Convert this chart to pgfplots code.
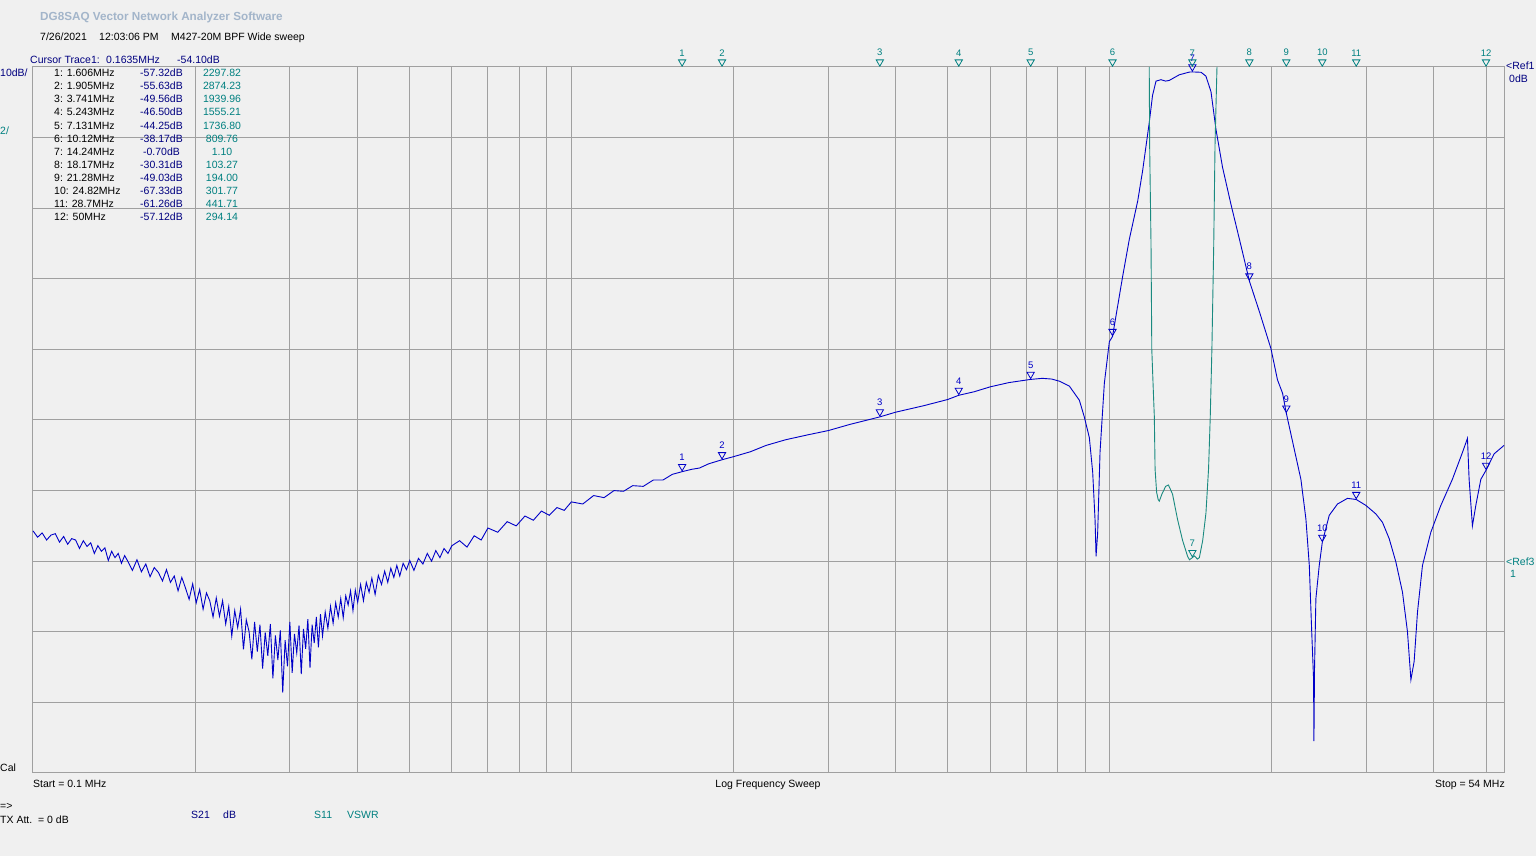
\documentclass[border=0pt]{standalone}
\usepackage{fontspec}
\setmainfont{Liberation Sans}
\usepackage{pgfplots}
\usepackage{pgfplotstable}
\pgfplotsset{compat=1.18}

\definecolor{bg}{HTML}{F0F0F0}
\definecolor{gridc}{HTML}{A0A0A0}
\definecolor{trace}{HTML}{0000C8}
\definecolor{navy}{HTML}{000080}
\definecolor{tealc}{HTML}{008080}
\definecolor{ttrace}{HTML}{1A8A80}
\definecolor{titlec}{HTML}{A3B5CA}

% S21 (dB)
\pgfplotstableread{
f db
0.100 -65.7
0.102 -66.6
0.104 -66.0
0.106 -67.0
0.108 -66.3
0.110 -66.1
0.112 -67.3
0.114 -66.5
0.116 -67.6
0.118 -66.8
0.120 -67.0
0.122 -68.2
0.124 -67.1
0.126 -67.9
0.128 -67.4
0.130 -68.9
0.132 -67.8
0.134 -68.6
0.136 -68.1
0.138 -69.9
0.140 -68.6
0.142 -69.5
0.144 -68.9
0.146 -70.3
0.148 -69.2
0.150 -70.0
0.153 -71.3
0.156 -69.8
0.159 -71.5
0.162 -70.4
0.165 -72.2
0.168 -70.9
0.171 -71.6
0.174 -72.8
0.177 -71.2
0.180 -73.0
0.183 -72.1
0.186 -74.2
0.189 -72.3
0.192 -73.8
0.195 -75.4
0.198 -73.2
0.201 -75.9
0.204 -74.0
0.207 -76.8
0.210 -74.5
0.213 -75.6
0.216 -77.9
0.219 -75.2
0.222 -77.8
0.225 -75.6
0.228 -78.9
0.231 -76.4
0.234 -80.6
0.237 -77.0
0.240 -79.4
0.243 -76.8
0.246 -82.5
0.249 -78.3
0.252 -80.0
0.255 -83.9
0.258 -78.6
0.261 -82.8
0.264 -79.0
0.267 -85.2
0.270 -80.1
0.273 -83.4
0.276 -78.9
0.279 -86.6
0.282 -80.5
0.285 -84.0
0.288 -79.8
0.291 -88.6
0.294 -81.2
0.297 -84.9
0.300 -78.6
0.303 -85.8
0.306 -80.3
0.309 -83.0
0.312 -79.1
0.315 -86.0
0.318 -79.6
0.321 -82.4
0.324 -78.2
0.327 -85.1
0.330 -79.0
0.333 -81.6
0.336 -77.9
0.339 -82.2
0.342 -77.5
0.345 -80.6
0.349 -77.2
0.353 -79.5
0.357 -76.4
0.361 -78.8
0.365 -75.9
0.369 -77.9
0.373 -75.3
0.377 -78.0
0.381 -74.9
0.385 -76.2
0.389 -74.2
0.393 -77.0
0.397 -74.1
0.401 -75.8
0.406 -73.3
0.411 -75.6
0.416 -73.0
0.421 -74.4
0.426 -72.4
0.432 -74.7
0.438 -72.0
0.444 -73.3
0.450 -71.4
0.456 -73.0
0.462 -71.0
0.468 -72.3
0.474 -70.6
0.480 -72.1
0.487 -70.3
0.494 -71.2
0.501 -69.9
0.510 -71.3
0.520 -69.6
0.530 -70.4
0.540 -68.9
0.550 -70.0
0.560 -68.5
0.570 -69.5
0.580 -68.2
0.590 -68.9
0.600 -67.8
0.620 -67.1
0.640 -68.0
0.660 -66.4
0.680 -67.0
0.700 -65.3
0.730 -65.9
0.760 -64.4
0.790 -65.0
0.820 -63.6
0.850 -64.2
0.880 -62.9
0.910 -63.5
0.940 -62.4
0.970 -62.8
1.000 -61.6
1.05 -61.9
1.10 -60.7
1.15 -61.0
1.20 -60.0
1.25 -60.1
1.30 -59.3
1.36 -59.4
1.42 -58.5
1.48 -58.5
1.54 -57.7
1.606 -57.32
1.67 -57.0
1.73 -56.8
1.80 -56.2
1.905 -55.63
2.00 -55.2
2.15 -54.5
2.30 -53.6
2.50 -52.8
2.75 -52.1
3.00 -51.5
3.30 -50.6
3.741 -49.56
4.00 -48.9
4.50 -48.0
5.00 -47.1
5.243 -46.5
5.60 -46.0
6.00 -45.3
6.50 -44.7
7.131 -44.25
7.50 -44.1
7.80 -44.2
8.061 -44.5
8.414 -45.2
8.782 -47.2
8.972 -49.6
9.165 -52.5
9.297 -57.4
9.392 -64.2
9.432 -69.3
9.497 -66.0
9.594 -54.5
9.772 -44.8
9.984 -38.9
10.12 -38.17
10.566 -29.7
10.874 -24.4
11.27 -19.0
11.51 -14.7
11.84 -7.9
12.01 -4.0
12.19 -2.0
12.45 -1.8
12.70 -2.0
12.90 -1.9
13.47 -1.1
14.06 -0.72
14.24 -0.70
14.78 -0.75
15.09 -1.3
15.42 -3.5
15.75 -8.8
16.20 -14.2
16.80 -19.5
17.53 -25.3
18.17 -30.31
18.96 -34.6
19.93 -39.9
20.49 -44.3
20.94 -46.2
21.28 -49.03
22.01 -54.1
22.65 -58.4
23.14 -64.0
23.48 -70.6
23.71 -79.5
23.91 -86.6
23.95 -95.5
24.01 -85.2
24.15 -75.3
24.50 -70.6
24.82 -67.33
25.57 -63.5
26.49 -61.9
27.64 -61.1
28.70 -61.26
29.91 -62.1
31.21 -63.3
32.11 -64.5
33.04 -66.8
34.00 -70.1
34.98 -74.4
35.73 -80.0
36.26 -86.8
36.77 -84.2
37.30 -77.2
38.10 -70.6
39.49 -65.9
41.21 -62.1
43.30 -58.4
45.20 -54.6
46.18 -52.6
46.51 -58.4
47.17 -65.0
47.86 -62.1
48.90 -58.4
50.00 -57.12
51.75 -54.8
54.00 -53.6
}\sparam

% S11 (VSWR), only the part inside the window
\pgfplotstableread{
f vswr
11.84 15
11.86 12.8
11.93 10.0
11.97 7.0
12.05 5.8
12.10 5.1
12.14 3.6
12.22 2.95
12.30 2.75
12.36 2.70
12.50 2.90
12.70 3.12
12.85 3.16
12.95 3.05
13.08 2.90
13.37 2.17
13.66 1.58
13.95 1.14
14.06 1.04
14.24 1.10
14.36 1.15
14.55 1.06
14.67 1.10
14.88 1.58
15.09 2.36
15.26 3.62
15.37 5.08
15.48 7.02
15.60 9.93
15.69 12.84
15.82 15
}\swr

\pgfplotsset{
  mk/.style={only marks, mark=triangle, mark size=4.2pt,
    mark options={solid, line width=0.8pt, yshift=5pt, rotate=180},
    nodes near coords, point meta=explicit symbolic,
    every node near coord/.append style={anchor=south, yshift=5pt, inner sep=0.5pt,
      font=\fontsize{9.5}{10}\selectfont}},
}
\tikzset{txt/.style={anchor=base west, inner sep=0pt, font=\fontsize{10.5}{12}\selectfont}}

\begin{document}
\begin{tikzpicture}[x=1pt,y=1pt]
\path[use as bounding box, fill=bg] (0,0) rectangle (1536,856);

\begin{axis}[at={(33pt,83pt)}, anchor=south west, width=1471pt, height=706pt,
  scale only axis, xmode=log, xmin=0.1, xmax=54, clip=false,
  ymin=-100, ymax=0,
  xtick={0.1,1,10},
  minor xtick={0.2,0.3,0.4,0.5,0.6,0.7,0.8,0.9,2,3,4,5,6,7,8,9,20,30,40,50},
  ytick={-100,-90,...,0}, xticklabels={,,}, yticklabels={,,},
  tick label style={opacity=0},
  tick style={draw=none}, grid=both,
  major grid style={gridc, line width=1pt}, minor grid style={gridc, line width=1pt},
  axis line style={gridc, line width=1pt}]
\addplot[trace, line width=0.9pt] table[x=f, y=db] {\sparam};
\addplot[mk, trace, every node near coord/.append style={text=trace}] coordinates {
  (1.606,-57.32) [1] (1.905,-55.63) [2] (3.741,-49.56) [3] (5.243,-46.50) [4]
  (7.131,-44.25) [5] (10.12,-38.17) [6] (14.24,-0.70) [7] (18.17,-30.31) [8]
  (21.28,-49.03) [9] (24.82,-67.33) [10] (28.7,-61.26) [11] (50,-57.12) [12]};
\addplot[mk, tealc, every node near coord/.append style={text=tealc}] coordinates {
  (1.606,0) [1] (1.905,0) [2] (3.741,0) [3] (5.243,0) [4]
  (7.131,0) [5] (10.12,0) [6] (14.24,0) [7] (18.17,0) [8]
  (21.28,0) [9] (24.82,0) [10] (28.7,0) [11] (50,0) [12]};
\end{axis}

\begin{axis}[at={(33pt,83pt)}, anchor=south west, width=1471pt, height=706pt,
  scale only axis, xmode=log, xmin=0.1, xmax=54, clip=false,
  ymin=-5, ymax=15, hide axis]
\addplot[ttrace, line width=0.9pt] table[x=f, y=vswr] {\swr};
\addplot[mk, tealc, every node near coord/.append style={text=tealc}] coordinates {
  (14.24,1.10) [7]};
\end{axis}

% header
\node[txt, text=titlec, font=\fontsize{11.7}{13}\selectfont\bfseries] at (40,835) {DG8SAQ Vector Network Analyzer Software};
\node[txt] at (40,815) {7/26/2021};
\node[txt] at (99,815) {12:03:06 PM};
\node[txt] at (171,815) {M427-20M BPF Wide sweep};
\node[txt, text=navy] at (30,792) {Cursor Trace1:};
\node[txt, text=navy] at (106,792) {0.1635MHz};
\node[txt, text=navy] at (177,792) {-54.10dB};
\node[txt, text=navy] at (0,779) {10dB/};
\node[txt, text=tealc] at (0,721) {2/};

% marker table
\foreach \lab/\db/\sw [count=\i from 0] in {
  1: 1.606MHz/-57.32dB/2297.82, 2: 1.905MHz/-55.63dB/2874.23,
  3: 3.741MHz/-49.56dB/1939.96, 4: 5.243MHz/-46.50dB/1555.21,
  5: 7.131MHz/-44.25dB/1736.80, 6: 10.12MHz/-38.17dB/809.76,
  7: 14.24MHz/-0.70dB/1.10, 8: 18.17MHz/-30.31dB/103.27,
  9: 21.28MHz/-49.03dB/194.00, 10: 24.82MHz/-67.33dB/301.77,
  11: 28.7MHz/-61.26dB/441.71, 12: 50MHz/-57.12dB/294.14}{
  \node[txt] at (54,779.3-13.08*\i) {\lab};
  \node[txt, anchor=base, text=navy] at (161.5,779.3-13.08*\i) {\db};
  \node[txt, anchor=base, text=tealc] at (222,779.3-13.08*\i) {\sw};
}

% right side references
\node[txt, text=navy] at (1506,786) {<Ref1};
\node[txt, text=navy] at (1509,773) {0dB};
\node[txt, text=tealc] at (1506,290) {<Ref3};
\node[txt, text=tealc] at (1510,278) {1};

% footer
\node[txt] at (0,84) {Cal};
\node[txt] at (33,68) {Start = 0.1 MHz};
\node[txt, anchor=base] at (768,68) {Log Frequency Sweep};
\node[txt, anchor=base east] at (1505,68) {Stop = 54 MHz};
\node[txt] at (0,46) {=>};
\node[txt] at (0,32) {TX Att.\ \ = 0 dB};
\node[txt, text=navy] at (191,37) {S21};
\node[txt, text=navy] at (223,37) {dB};
\node[txt, text=tealc] at (314,37) {S11};
\node[txt, text=tealc] at (347,37) {VSWR};
\end{tikzpicture}
\end{document}
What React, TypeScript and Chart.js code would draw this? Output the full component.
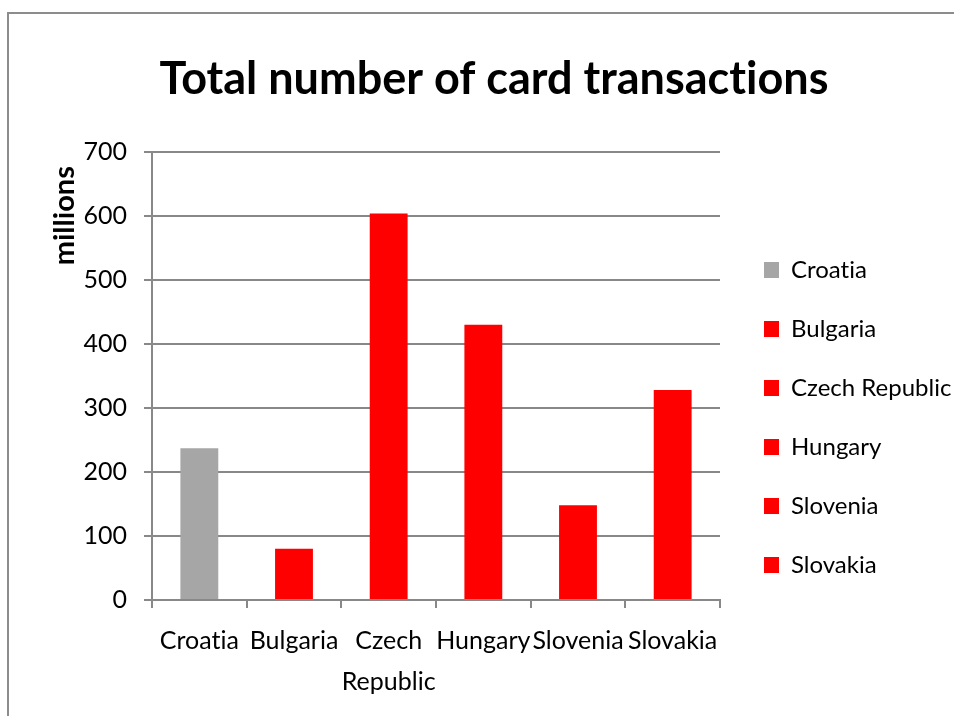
import React, { useEffect, useRef } from "react";
import { Chart, registerables } from "chart.js";

Chart.register(...registerables);

const titleText = "Total number of card transactions";
const yAxisTitle = "millions";
const countries = ["Croatia", "Bulgaria", "Czech Republic", "Hungary", "Slovenia", "Slovakia"];
const axisLabels: (string | string[])[] = ["Croatia", "Bulgaria", ["Czech", "Republic"], "Hungary", "Slovenia", "Slovakia"];
const transactions = [237, 80, 604, 430, 148, 328];
const barColors = ["#a6a6a6", "#ff0000", "#ff0000", "#ff0000", "#ff0000", "#ff0000"];
const yMin = 0;
const yMax = 700;
const yStep = 100;

const FONT = "Lato, 'Liberation Sans', sans-serif";
const GRID = "#888888";

const noLigatures = {
  id: "noLigatures",
  beforeDraw(chart: any) {
    try {
      (chart.ctx as any).textRendering = "optimizeSpeed";
    } catch (e) {
      /* ignore */
    }
  },
};

export default function App() {
  const ref = useRef<HTMLCanvasElement | null>(null);

  useEffect(() => {
    if (!ref.current) return;
    const chart = new Chart(ref.current, {
      type: "bar",
      data: {
        labels: axisLabels as any,
        datasets: [
          {
            label: titleText,
            data: transactions,
            backgroundColor: barColors,
            borderWidth: 0,
            categoryPercentage: 1,
            barPercentage: 0.4,
          },
        ],
      },
      plugins: [noLigatures],
      options: {
        responsive: false,
        animation: false,
        devicePixelRatio: 1,
        layout: { padding: { left: 34, right: 0, top: 0, bottom: 13 } },
        plugins: {
          tooltip: { enabled: false },
          title: {
            display: true,
            text: titleText,
            color: "#000",
            font: { family: FONT, size: 45, weight: "bold", lineHeight: 1.2 },
            padding: { top: 52, bottom: 46 },
          },
          legend: {
            display: true,
            position: "right",
            align: "start",
            maxWidth: 225,
            title: { display: true, text: " ", font: { size: 10 }, padding: { top: 211, bottom: 0 } },
            labels: {
              boxWidth: 15,
              boxHeight: 16,
              padding: 35,
              color: "#000",
              font: { family: FONT, size: 24 },
              generateLabels: () =>
                countries.map((c, i) => ({
                  text: c,
                  fillStyle: barColors[i],
                  strokeStyle: barColors[i],
                  fontColor: "#000",
                  lineWidth: 0,
                  hidden: false,
                  index: i,
                  datasetIndex: 0,
                })),
            },
            onClick: () => {},
          },
        },
        scales: {
          x: {
            type: "category",
            offset: true,
            grid: {
              display: true,
              drawOnChartArea: false,
              drawTicks: true,
              tickLength: 8,
              color: GRID,
              lineWidth: 2,
              offset: true,
            },
            border: { display: true, color: GRID, width: 2 },
            ticks: {
              color: "#000",
              padding: 12,
              maxRotation: 0,
              autoSkip: false,
              font: { family: FONT, size: 25, lineHeight: 1.64 },
            },
            afterFit: (s: any) => {
              s.height = 103;
            },
          },
          y: {
            type: "linear",
            position: "left",
            min: yMin,
            max: yMax,
            ticks: {
              stepSize: yStep,
              color: "#000",
              padding: 17,
              font: { family: FONT, size: 25 },
            },
            grid: { color: GRID, lineWidth: 2, tickLength: 8, drawTicks: true },
            border: { display: true, color: GRID, width: 2 },
            title: {
              display: true,
              text: yAxisTitle + "  ",
              align: "end",
              color: "#000",
              font: { family: FONT, size: 29, weight: "bold", lineHeight: 1.2 },
              padding: { top: 13, bottom: 0 },
            },
            afterFit: (s: any) => {
              s.width = 118;
            },
          },
          y2: {
            type: "linear",
            position: "right",
            display: true,
            grid: { display: false, drawTicks: false },
            ticks: { display: false },
            border: { display: false },
            afterFit: (s: any) => {
              s.width = 9;
            },
          },
        },
      },
    } as any);
    return () => chart.destroy();
  }, []);

  return (
    <div
      style={{
        position: "fixed",
        left: 0,
        top: 0,
        width: 954,
        height: 716,
        overflow: "hidden",
        background: "#fff",
      }}
    >
      <div
        style={{
          position: "absolute",
          left: 7,
          top: 12,
          width: 960,
          height: 720,
          borderLeft: "2px solid #8c8c8c",
          borderTop: "2px solid #8c8c8c",
        }}
      />
      <canvas ref={ref} width={954} height={716} style={{ position: "absolute", left: 0, top: 0, display: "block" }} />
    </div>
  );
}
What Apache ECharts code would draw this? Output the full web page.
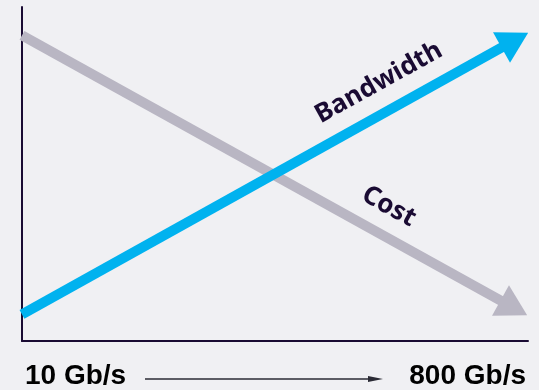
<!DOCTYPE html>
<html><head><meta charset="utf-8">
<script src="https://cdn.jsdelivr.net/npm/echarts@6/dist/echarts.min.js"></script>
<style>html,body{margin:0;padding:0;background:#f0f0f3;}#c{width:539px;height:390px;}</style>
</head><body><div id="c"></div>
<script>
const xTickLabels = ['10 Gb/s', '800 Gb/s'];
const xPositions = [0, 1];
const costX = [0, 0.972];
const costValues = [91.5, 9.9];
const bandwidthX = [0, 0.974];
const bandwidthValues = [8.0, 90.1];
const seriesNames = ['Bandwidth', 'Cost'];
const labelAnchorBandwidth = [0.705, 77.3];
const labelAnchorCost = [0.725, 40.2];

const chart = echarts.init(document.getElementById('c'), null, {renderer: 'canvas'});
const dark = '#1a0b33';
const arrowSize = [35, 30.5];
chart.setOption({
  backgroundColor: '#f0f0f3',
  animation: false,
  grid: {left: 22, right: 11, top: 7, bottom: 46},
  xAxis: {
    type: 'value', min: 0, max: 1, interval: 1,
    axisLine: {show: true, lineStyle: {color: dark, width: 2}},
    axisTick: {show: false}, splitLine: {show: false},
    axisLabel: {
      show: true, margin: 21, color: '#000', fontSize: 28, fontWeight: 'bold',
      fontFamily: 'Liberation Sans, Arial, sans-serif', padding: [0, 2, 0, 3],
      alignMinLabel: 'left', alignMaxLabel: 'right',
      formatter: v => xTickLabels[xPositions.indexOf(v)]
    }
  },
  yAxis: {
    type: 'value', min: 0, max: 100,
    axisLine: {show: true, lineStyle: {color: dark, width: 2}},
    axisTick: {show: false}, splitLine: {show: false}, axisLabel: {show: false}
  },
  series: [
    {
      name: seriesNames[1], type: 'lines', coordinateSystem: 'cartesian2d',
      data: [{coords: [[costX[0], costValues[0]], [costX[1], costValues[1]]]}],
      lineStyle: {color: '#b9b6c3', width: 10, opacity: 1},
      symbol: ['none', 'triangle'], symbolSize: [0, arrowSize], z: 2
    },
    {
      name: seriesNames[0], type: 'lines', coordinateSystem: 'cartesian2d',
      data: [{coords: [[bandwidthX[0], bandwidthValues[0]], [bandwidthX[1], bandwidthValues[1]]]}],
      lineStyle: {color: '#00b2ef', width: 10, opacity: 1},
      symbol: ['none', 'triangle'], symbolSize: [0, arrowSize], z: 3
    },
    {
      type: 'scatter', symbolSize: 0, z: 5, itemStyle: {opacity: 1},
      data: [
        {name: seriesNames[0], value: labelAnchorBandwidth, label: {rotate: 29}},
        {name: seriesNames[1], value: labelAnchorCost, label: {rotate: -29}}
      ],
      label: {show: true, position: 'inside', formatter: p => p.name, color: dark, opacity: 1,
        fontSize: 26, fontWeight: 'bold', fontStyle: 'normal', fontFamily: '"Noto Sans", sans-serif'}
    }
  ],
  graphic: [
    {type: 'line', shape: {x1: 145, y1: 379, x2: 372, y2: 379}, style: {stroke: '#2b2b35', lineWidth: 1.5}},
    {type: 'polygon', shape: {points: [[368, 376], [383, 379], [368, 382]]}, style: {fill: '#2b2b35'}}
  ]
});
</script></body></html>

* _What you will do_: Return exactly the lines from the one with "What React, TypeScript" to the one with "Chart.register(...registerables);", both ends kept, and only those. Images are left out.

* _Task response_:
What React, TypeScript and Chart.js code would draw this? Output the full component.
import React, { useEffect, useRef } from "react";
import { Chart, registerables } from "chart.js";

Chart.register(...registerables);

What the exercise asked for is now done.